Displaying the same gift for characterization that refreshed her retelling of the Jack the Ripper case (Dust and Shadow, 2009), Faye crafts a top-notch historical thriller.
This time around, she’s invented her own plot. In July 1845, Timothy Wilde is a successful bartender who’s accumulated $400 in silver—just about enough, he figures, to ask minister’s daughter Mercy Underhill to marry him. But the conflagration that sweeps through Manhattan that night consumes Timothy’s savings and disfigures his face. It’s the second time fire has upended his life; an earlier blaze orphaned Timothy and older brother Valentine when they were children, leaving them to fend for themselves on the city’s brutal, indifferent streets like so many other “kinchin.” (Faye makes savory use of 19th-century thieves’ slang throughout.) Timothy reluctantly becomes a “copper star,” so-called for the badge worn by members of New York’s newly created police force. Valentine, a stalwart of the city’s Democratic political machine, gets him the job, but tensions seethe between the brothers that seem to involve more than Valentine’s addiction to morphine. When Timothy stumbles across a young girl covered with blood, who leads him to the mass grave of 20 kinchin horribly disfigured apparently at the hands of a Catholic fanatic, political scandal and religious riot threaten. No one is precisely what they seem in Faye’s richly imagined, superbly plotted narrative, which delivers not one, not two, but three bravura twists as Timothy tracks the killer and tangles with a well-connected madam, Mercy’s anti-Catholic father and gangs of nativist thugs.
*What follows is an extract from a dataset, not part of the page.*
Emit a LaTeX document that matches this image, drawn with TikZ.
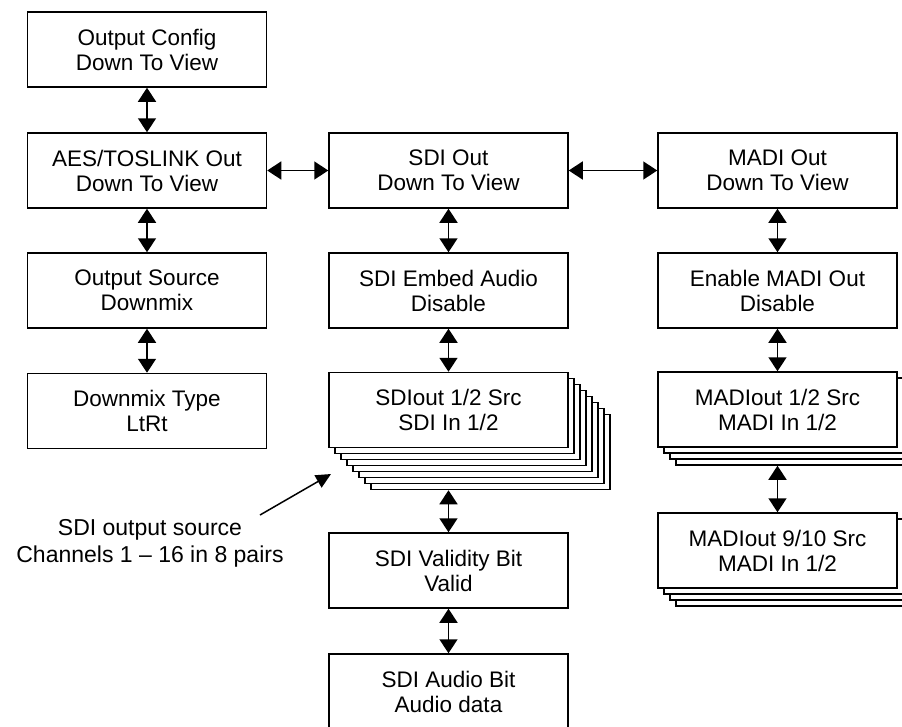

The tough police chief and a doctor who has devoted his life to caring for New York’s neglected children are among those who aid Timothy’s quest, which concludes with a gruff, moving reconciliation and a sorrowful parting.
Faye’s damaged but appealing hero seems likely to have more adventures ahead, and they’ll be welcomed by anyone who appreciates strong, atmospheric storytelling.